Des citoyennes et des citoyens ont répondu à l’appel du premier ministre : ils sont venus à la rescousse du système, qui avait « besoin de bras », avec une volonté réelle et sincère d’aider la « collectivité », mais, dans les faits, cela a plutôt l’effet de cacher la réalité des personnes qui sont forcées d’y aller et qui souvent n’ont pas accès à une mobilité sociale. Le système a besoin de bras, certes, mais il a surtout besoin d’humanité, et le meilleur moyen de redorer son blason serait sans doute de l’extirper des griffes d’une idéologie gestionnaire désincarnée qui rend, finalement, tout le monde malade6.

Conclusion

L’absence d’une vraie volonté pour changer les structures sociales responsables du maintien des inégalités exposées par la situation actuelle dans les métiers essentiels ne nous permet pas d’être optimistes pour la suite. Depuis les années 1980, les réformes du système de santé, pour ne nommer que celui-là, se sont succédé et ont souvent été orchestrées sur fond de contexte économique difficile et d’assainissement des finances publiques. Ces réformes ont eu des répercussions sur les rapports et l’organisation du travail, ont compromis la mission des établissements et le code d’éthique du personnel professionnel, et ont participé à la détresse de ce dernier. La crise sanitaire actuelle met en relief certains dysfonctionnements du système de l’offre et de la demande avec des exemples notables dans le système de la santé, la transformation des aliments ou l’entreposage. Comme société, nous avons le devoir d’assurer la protection des personnes les plus vulnérables et de protéger tous les travailleurs et travailleuses, peu importe leur statut, contre les risques relatifs à leur métier et contre ces « nouveaux » risques associés à l’organisation du travail. Nous sommes aujourd’hui, collectivement, devant l’obligation de pratiquer une autopsie détaillée de ce « système qui rend fou » pour en extraire tous les vices, tous les défauts de manière à identifier des solutions durables. Pour cela, il faut faire confiance aux acteurs et actrices sur le terrain, leur laisser l’autonomie nécessaire et un contrôle complet sur leurs prises de décision. On ne doit pas sacrifier le bien-être d’une personne au nom du profit et de la rentabilité ni troquer sa dignité pour quelques entrées statistiques.
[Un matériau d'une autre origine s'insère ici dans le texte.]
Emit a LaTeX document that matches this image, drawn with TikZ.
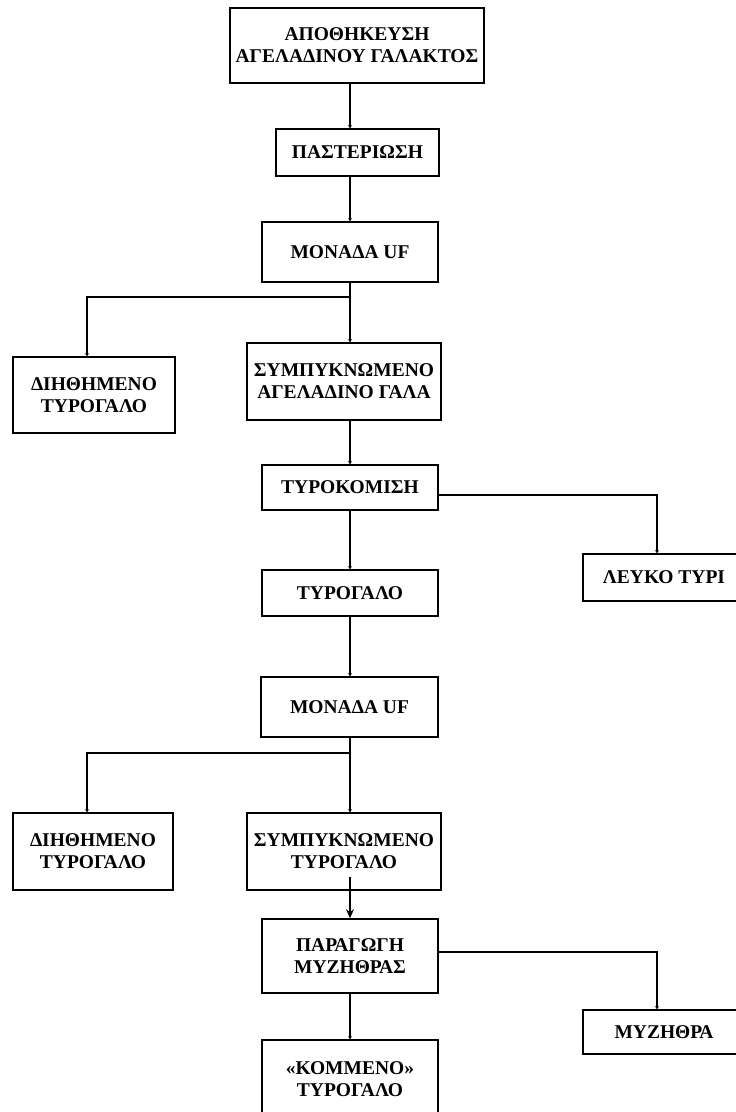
\documentclass[tikz,border=0pt]{standalone}
\usepackage{fontspec}
\setmainfont{Liberation Serif}
\usetikzlibrary{arrows.meta}
\tikzset{
  box/.style={draw=black, line width=1.6pt, align=center, inner sep=2pt,
    font=\fontsize{19.5}{22}\selectfont\bfseries, fill=white},
  conn/.style={draw=black, line width=1.6pt},
  arr/.style={conn, -{Stealth[length=3pt,width=4pt]}},
  bigarr/.style={conn, -{Stealth[length=9pt,width=8pt]}}
}
\begin{document}
\begin{tikzpicture}[x=1pt,y=-1pt]
\useasboundingbox[fill=white] (0,0) rectangle (736,1112);
\coordinate (ax) at (350,0);
\coordinate (lx) at (87,0);
\coordinate (rx) at (657,0);
\coordinate (j1) at (350,297);
\coordinate (j2) at (350,753);
\coordinate (h1) at (0,495);
\coordinate (h2) at (0,952);

\node[box, minimum width=254pt, minimum height=75pt] (b1) at (357,45.5) {ΑΠΟΘΗΚΕΥΣΗ\\ΑΓΕΛΑΔΙΝΟΥ ΓΑΛΑΚΤΟΣ};
\node[box, minimum width=163pt, minimum height=47pt] (b2) at (357.5,152.5) {ΠΑΣΤΕΡΙΩΣΗ};
\node[box, minimum width=176pt, minimum height=60pt] (b3) at (350,252) {ΜΟΝΑΔΑ UF};
\node[box, minimum width=162pt, minimum height=76pt] (b4) at (94,395) {ΔΙΗΘΗΜΕΝΟ\\ΤΥΡΟΓΑΛΟ};
\node[box, minimum width=194pt, minimum height=77pt] (b5) at (344,381.5) {ΣΥΜΠΥΚΝΩΜΕΝΟ\\ΑΓΕΛΑΔΙΝΟ ΓΑΛΑ};
\node[box, minimum width=176pt, minimum height=45pt] (b6) at (350,487.5) {ΤΥΡΟΚΟΜΙΣΗ};
\node[box, minimum width=162pt, minimum height=47pt] (b7) at (664,577.5) {ΛΕΥΚΟ ΤΥΡΙ};
\node[box, minimum width=176pt, minimum height=46pt] (b8) at (350,593) {ΤΥΡΟΓΑΛΟ};
\node[box, minimum width=177pt, minimum height=60pt] (b9) at (349.5,707) {ΜΟΝΑΔΑ UF};
\node[box, minimum width=160pt, minimum height=77pt] (b10) at (93,851.5) {ΔΙΗΘΗΜΕΝΟ\\ΤΥΡΟΓΑΛΟ};
\node[box, minimum width=194pt, minimum height=77pt] (b11) at (344,851.5) {ΣΥΜΠΥΚΝΩΜΕΝΟ\\ΤΥΡΟΓΑΛΟ};
\node[box, minimum width=176pt, minimum height=74pt] (b12) at (350,956) {ΠΑΡΑΓΩΓΗ\\ΜΥΖΗΘΡΑΣ};
\node[box, minimum width=162pt, minimum height=44pt] (b13) at (664,1032) {ΜΥΖΗΘΡΑ};
\node[box, minimum width=176pt, minimum height=78pt] (b14) at (350,1079) {«ΚΟΜΜΕΝΟ»\\ΤΥΡΟΓΑΛΟ};

\draw[arr] (b1.south -| ax) -- (b2.north -| ax);
\draw[arr] (b2.south -| ax) -- (b3.north -| ax);
\draw[arr] (b3.south -| ax) -- (b5.north -| ax);
\draw[arr] (j1) -- (j1 -| lx) -- (b4.north -| lx);
\draw[arr] (b5.south -| ax) -- (b6.north -| ax);
\draw[arr] (b6.south -| ax) -- (b8.north -| ax);
\draw[arr] (h1 -| b6.east) -- (h1 -| rx) -- (b7.north -| rx);
\draw[arr] (b8.south -| ax) -- (b9.north -| ax);
\draw[conn] (b9.south -| ax) -- (j2);
\draw[arr] (j2) -- (b11.north -| ax);
\draw[arr] (j2) -- (j2 -| lx) -- (b10.north -| lx);
\draw[bigarr] ([yshift=14pt]b11.south -| ax) -- (b12.north -| ax);
\draw[arr] (b12.south -| ax) -- (b14.north -| ax);
\draw[arr] (h2 -| b12.east) -- (h2 -| rx) -- (b13.north -| rx);
\end{tikzpicture}
\end{document}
1 Bill Howatt, Louise Bradley, Jesse Adams, Sapna Mahajan et Samuel Kennedy, Comprendre la santé mentale, la maladie mentale et leur incidence en milieu de travail, Commission de la santé mentale du Canada, Morneau Shepell, Ottawa, 2017.

2 Sylvie Gravel et Jessica Dubé, « Occupational health and safety for workers in precarious job situations : combating inequalities in the workplace », E-Journal of International and Comparative Labour studies, vol. 5,  3, 2016.

3 Sarah Mousaid, Deborah De Moortel, Davide Malmusi et Christophe Vanroelen, « New perspectives on occupational health and safety in immigrant populations : studying the intersection between immigrant background and gender », Ethnicity & Health, vol. 21,  3, 2016, p. 251-267.

4 Tom Sterud et coll., « A systematic review of working conditions and occupational health among immigrants in Europe and Canada », BMC Public Health, vol. 18,  1, 2018, p. 770.

5 Jorge Frozzini et Alexandra J. Law, Immigrant and Migrant Workers Organizing in Canada and the United States. Casework and Campaigns in a Neoliberal Era, Lanham (Md), Lexington Books, 2017.

6 Vincent De Gaulejac, La Société malade de la gestion. Idéologie gestionnaire, pouvoir managérial et harcèlement social, Paris, Seuil, 2009.